Understanding via Sensing, Synthesizing, institutionalizing Knowledge

 The more complex the situation is, the more different approaches and role is needed to reach for understanding. 

Knowledge is refined information; insight is refined knowledge. Insight at scale is the holistic science and disciplined art of turning scattered observations into reliable, systematic understanding that drives faster, better decisions.  

At its core, insight answers two questions: how do we discover meaningful patterns in the noise, and how do we make those patterns available and actionable across people, teams, and processes?

Discovery begins with disciplined curiosity. Diverse signal sources—ethnographic interviews, product telemetry, customer service logs, market scans, and partner feedback—must be actively solicited and treated as complementary evidence rather than competing truths.

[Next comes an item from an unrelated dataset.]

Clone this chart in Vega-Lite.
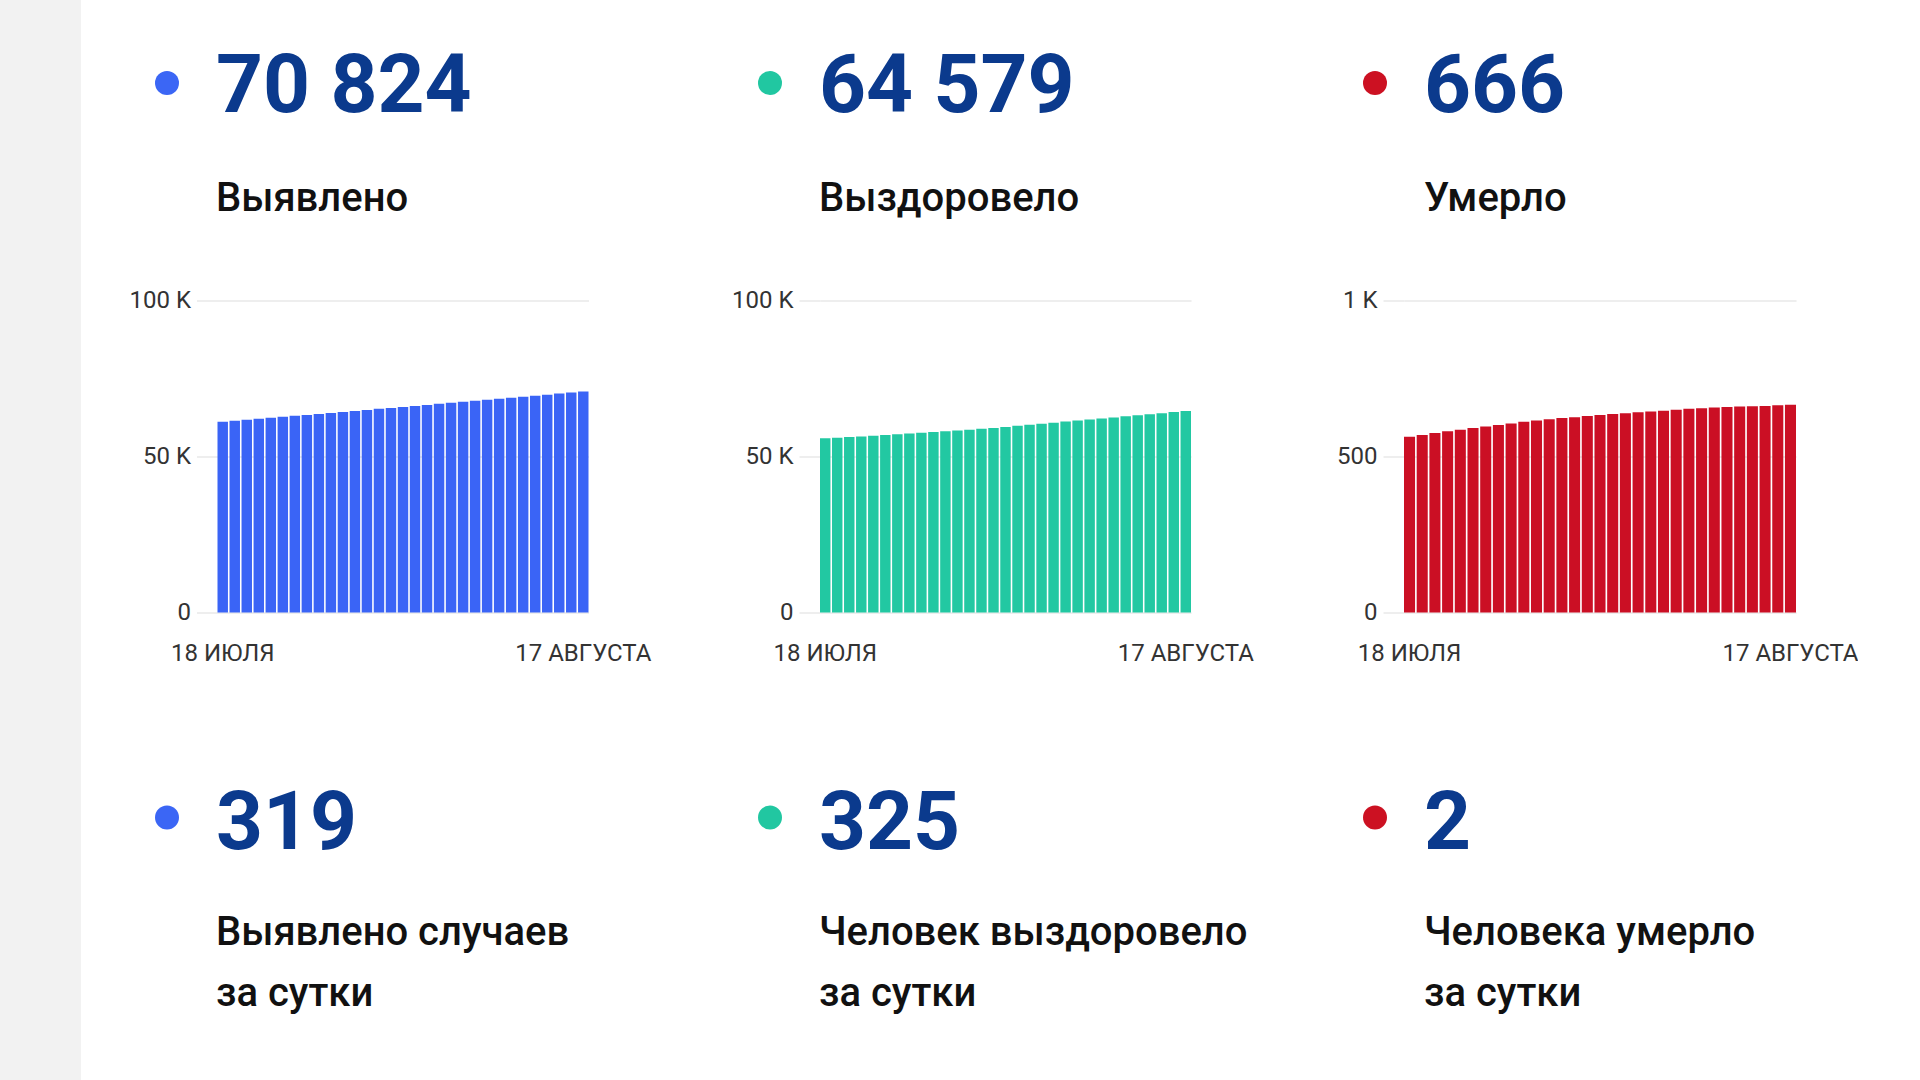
{
  "$schema": "https://vega.github.io/schema/vega-lite/v6.json",
  "padding": 0,
  "background": "white",
  "datasets": {
    "daily": [
      {"date": "18 июля", "cases": 61170, "recovered": 55874, "deaths": 563},
      {"date": "19 июля", "cases": 61460, "recovered": 56024, "deaths": 569},
      {"date": "20 июля", "cases": 61770, "recovered": 56224, "deaths": 575},
      {"date": "21 июля", "cases": 62070, "recovered": 56444, "deaths": 581},
      {"date": "22 июля", "cases": 62390, "recovered": 56674, "deaths": 586},
      {"date": "23 июля", "cases": 62720, "recovered": 56894, "deaths": 591},
      {"date": "24 июля", "cases": 63030, "recovered": 57124, "deaths": 596},
      {"date": "25 июля", "cases": 63330, "recovered": 57364, "deaths": 601},
      {"date": "26 июля", "cases": 63635, "recovered": 57584, "deaths": 606},
      {"date": "27 июля", "cases": 63950, "recovered": 57844, "deaths": 611},
      {"date": "28 июля", "cases": 64270, "recovered": 58094, "deaths": 615},
      {"date": "29 июля", "cases": 64600, "recovered": 58334, "deaths": 619},
      {"date": "30 июля", "cases": 64940, "recovered": 58604, "deaths": 623},
      {"date": "31 июля", "cases": 65265, "recovered": 58874, "deaths": 626},
      {"date": "1 августа", "cases": 65575, "recovered": 59174, "deaths": 630},
      {"date": "2 августа", "cases": 65895, "recovered": 59494, "deaths": 633},
      {"date": "3 августа", "cases": 66210, "recovered": 59834, "deaths": 636},
      {"date": "4 августа", "cases": 66540, "recovered": 60194, "deaths": 639},
      {"date": "5 августа", "cases": 66880, "recovered": 60524, "deaths": 642},
      {"date": "6 августа", "cases": 67215, "recovered": 60844, "deaths": 644},
      {"date": "7 августа", "cases": 67535, "recovered": 61184, "deaths": 647},
      {"date": "8 августа", "cases": 67860, "recovered": 61514, "deaths": 650},
      {"date": "9 августа", "cases": 68190, "recovered": 61834, "deaths": 653},
      {"date": "10 августа", "cases": 68500, "recovered": 62164, "deaths": 655},
      {"date": "11 августа", "cases": 68835, "recovered": 62504, "deaths": 657},
      {"date": "12 августа", "cases": 69175, "recovered": 62874, "deaths": 659},
      {"date": "13 августа", "cases": 69505, "recovered": 63204, "deaths": 660},
      {"date": "14 августа", "cases": 69830, "recovered": 63524, "deaths": 661},
      {"date": "15 августа", "cases": 70160, "recovered": 63864, "deaths": 662},
      {"date": "16 августа", "cases": 70505, "recovered": 64254, "deaths": 664},
      {"date": "17 августа", "cases": 70824, "recovered": 64579, "deaths": 666}
    ],
    "summary": [
      {"metric": "Выявлено", "total": 70824, "day": 319},
      {"metric": "Выздоровело", "total": 64579, "day": 325},
      {"metric": "Умерло", "total": 666, "day": 2}
    ]
  },
  "config": {
    "font": "Roboto",
    "view": {"stroke": null},
    "axis": {
      "labelFont": "Roboto",
      "labelFontSize": 24,
      "labelColor": "#333333",
      "title": null,
      "domain": false
    },
    "title": {
      "font": "Roboto",
      "fontSize": 82,
      "fontWeight": 700,
      "color": "#0b3a8d",
      "subtitleFont": "Roboto",
      "subtitleFontSize": 40,
      "subtitleFontWeight": 500,
      "subtitleColor": "#111111",
      "subtitleLineHeight": 61,
      "orient": "bottom",
      "anchor": "start",
      "frame": "group",
      "offset": 0
    }
  },
  "hconcat": [
    {
      "width": 81,
      "height": 1080,
      "view": {"fill": "#f2f2f2", "stroke": null},
      "data": {"values": []},
      "mark": "point"
    },
    {
      "spacing": 80,
      "hconcat": [
        {
          "spacing": 69.5,
          "vconcat": [
            {
              "width": 24,
              "height": 166,
              "data": {"name": "summary"},
              "transform": [{"filter": "datum.metric == 'Выявлено'"}],
              "mark": {"type": "point", "filled": true, "size": 576, "opacity": 1, "color": "#3b66f5"},
              "encoding": {},
              "title": {"text": "70 824", "subtitle": "Выявлено", "dx": 61, "dy": -123, "subtitlePadding": 49.5}
            },
            {
              "bounds": "flush",
              "spacing": 61.5,
              "hconcat": [
                {"width": 1, "height": 1, "data": {"values": []}, "mark": "point"},
                {
                  "width": 371,
                  "height": 312,
                  "data": {"name": "daily"},
                  "mark": {"type": "bar", "color": "#3a64f6"},
                  "encoding": {
                    "x": {
                      "field": "date", "type": "ordinal", "sort": null,
                      "scale": {"paddingInner": 0.13, "paddingOuter": 0},
                      "axis": {"values": ["18 июля", "17 августа"], "labelExpr": "upper(datum.label)", "ticks": false, "labelPadding": 28.5, "labelAngle": 0, "labelOverlap": false, "labelBound": false, "labelFlush": false}
                    },
                    "y": {
                      "field": "cases", "type": "quantitative",
                      "scale": {"domain": [0, 100000], "nice": false},
                      "axis": {"values": [0, 50000, 100000], "labelExpr": "datum.value >= 1000 ? format(datum.value / 1000, 'd') + ' K' : format(datum.value, 'd')", "tickColor": "#e8e8e8", "tickSize": 21, "tickWidth": 1.5, "gridColor": "#e8e8e8", "gridWidth": 1.5, "labelPadding": 6}
                    }
                  }
                }
              ]
            },
            {
              "width": 24,
              "height": 165,
              "data": {"name": "summary"},
              "transform": [{"filter": "datum.metric == 'Выявлено'"}],
              "mark": {"type": "point", "filled": true, "size": 576, "opacity": 1, "color": "#3b66f5"},
              "encoding": {},
              "title": {"text": "319", "subtitle": ["Выявлено случаев", "за сутки"], "dx": 61, "dy": -120.5, "subtitlePadding": 47}
            }
          ]
        },
        {
          "spacing": 82,
          "hconcat": [
            {
              "spacing": 69.5,
              "vconcat": [
                {
                  "width": 24,
                  "height": 166,
                  "data": {"name": "summary"},
                  "transform": [{"filter": "datum.metric == 'Выздоровело'"}],
                  "mark": {"type": "point", "filled": true, "size": 576, "opacity": 1, "color": "#21c7a1"},
                  "encoding": {},
                  "title": {"text": "64 579", "subtitle": "Выздоровело", "dx": 61, "dy": -123, "subtitlePadding": 49.5}
                },
                {
                  "bounds": "flush",
                  "spacing": 61,
                  "hconcat": [
                    {"width": 1, "height": 1, "data": {"values": []}, "mark": "point"},
                    {
                      "width": 371,
                      "height": 312,
                      "data": {"name": "daily"},
                      "mark": {"type": "bar", "color": "#22c8a2"},
                      "encoding": {
                        "x": {
                          "field": "date", "type": "ordinal", "sort": null,
                          "scale": {"paddingInner": 0.13, "paddingOuter": 0},
                          "axis": {"values": ["18 июля", "17 августа"], "labelExpr": "upper(datum.label)", "ticks": false, "labelPadding": 28.5, "labelAngle": 0, "labelOverlap": false, "labelBound": false, "labelFlush": false}
                        },
                        "y": {
                          "field": "recovered", "type": "quantitative",
                          "scale": {"domain": [0, 100000], "nice": false},
                          "axis": {"values": [0, 50000, 100000], "labelExpr": "datum.value >= 1000 ? format(datum.value / 1000, 'd') + ' K' : format(datum.value, 'd')", "tickColor": "#e8e8e8", "tickSize": 21, "tickWidth": 1.5, "gridColor": "#e8e8e8", "gridWidth": 1.5, "labelPadding": 6}
                        }
                      }
                    }
                  ]
                },
                {
                  "width": 24,
                  "height": 165,
                  "data": {"name": "summary"},
                  "transform": [{"filter": "datum.metric == 'Выздоровело'"}],
                  "mark": {"type": "point", "filled": true, "size": 576, "opacity": 1, "color": "#21c7a1"},
                  "encoding": {},
                  "title": {"text": "325", "subtitle": ["Человек выздоровело", "за сутки"], "dx": 61, "dy": -120.5, "subtitlePadding": 47}
                }
              ]
            },
            {
              "spacing": 69.5,
              "vconcat": [
                {
                  "width": 24,
                  "height": 166,
                  "data": {"name": "summary"},
                  "transform": [{"filter": "datum.metric == 'Умерло'"}],
                  "mark": {"type": "point", "filled": true, "size": 576, "opacity": 1, "color": "#cc1122"},
                  "encoding": {},
                  "title": {"text": "666", "subtitle": "Умерло", "dx": 61, "dy": -123, "subtitlePadding": 49.5}
                },
                {
                  "bounds": "flush",
                  "spacing": 40,
                  "hconcat": [
                    {"width": 1, "height": 1, "data": {"values": []}, "mark": "point"},
                    {
                      "width": 392,
                      "height": 312,
                      "data": {"name": "daily"},
                      "mark": {"type": "bar", "color": "#cb0f24"},
                      "encoding": {
                        "x": {
                          "field": "date", "type": "ordinal", "sort": null,
                          "scale": {"paddingInner": 0.13, "paddingOuter": 0},
                          "axis": {"values": ["18 июля", "17 августа"], "labelExpr": "upper(datum.label)", "ticks": false, "labelPadding": 28.5, "labelAngle": 0, "labelOverlap": false, "labelBound": false, "labelFlush": false}
                        },
                        "y": {
                          "field": "deaths", "type": "quantitative",
                          "scale": {"domain": [0, 1000], "nice": false},
                          "axis": {"values": [0, 500, 1000], "labelExpr": "datum.value >= 1000 ? format(datum.value / 1000, 'd') + ' K' : format(datum.value, 'd')", "tickColor": "#e8e8e8", "tickSize": 21, "tickWidth": 1.5, "gridColor": "#e8e8e8", "gridWidth": 1.5, "labelPadding": 6}
                        }
                      }
                    }
                  ]
                },
                {
                  "width": 24,
                  "height": 165,
                  "data": {"name": "summary"},
                  "transform": [{"filter": "datum.metric == 'Умерло'"}],
                  "mark": {"type": "point", "filled": true, "size": 576, "opacity": 1, "color": "#cc1122"},
                  "encoding": {},
                  "title": {"text": "2", "subtitle": ["Человека умерло", "за сутки"], "dx": 61, "dy": -120.5, "subtitlePadding": 47}
                }
              ]
            }
          ]
        }
      ]
    }
  ],
  "spacing": 48
}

The strongest insights emerge where quantitative patterns meet qualitative context: analytics show a drop in retention; conversations explain the human friction behind that dip. Prioritizing mixed methods reduces blind spots and produce causal stories rather than mere correlations.

Scaling insight requires repeatable pipelines. Raw observations need rapid synthesis: templates for sense‑making (persona summaries, journey maps, causal sketches), lightweight codification (searchable notes, tagged video clips, outcome‑driven one‑pagers), and standardized translation into decision formats (experiment briefs, product hypotheses, investment memos). Automation can accelerate capture and retrieval—instrumented events, transcripts turned into themes, dashboards that link behavioral metrics to qualitative evidence—but human judgement is essential to interpret nuance and trade‑offs.

Insight only changes outcomes when it migrates from experts’ notebooks into everyday workflows. That demands low‑friction channels: concise briefings for leaders, playbooks for practitioners, and embedded researchers or “insight ambassadors” in teams who translate findings into concrete next steps. 

Incentives and cultures matter: decision stages that require explicit evidence, regular synthesis (monthly insight reviews), and recognition for teams that act on validated learning. Psychological safety and a culture that rewards learning over certainty make organizations willing to act on provisional insights and iterate rapidly.

Measurement and governance keep insight from degrading. Track signal quality (coverage, recency, representativeness), actionability (ratio of insights producing experiments or changes), and impact (improvements in leading indicators and business outcomes traced to insight‑driven decisions). Enhance data provenance and ethical guardrails so insights respect privacy and avoid reinforcing biases.

Finally, insight at scale is an accumulation of organizational knowledge and professional expertise, not a one‑time deliverable. It depends on cycles of sensing, synthesizing, testing, and institutionalizing—each iteration expanding the organization’s models of its world. Done well, it turns disparate observations into a collective muscle: the ability to see patterns early, test them quickly, and translate what’s learned into systemic change.

In an era of accelerating complexity, insight is the strategic difference between organizations that react and those that shape the future. The more complex the situation is, the more different approaches and role is needed to reach for understanding. And such insight should lead us not only understanding, but also predicting; not just managing problems, but also pursuing solution and purpose seeking, as a mode of thinking and action.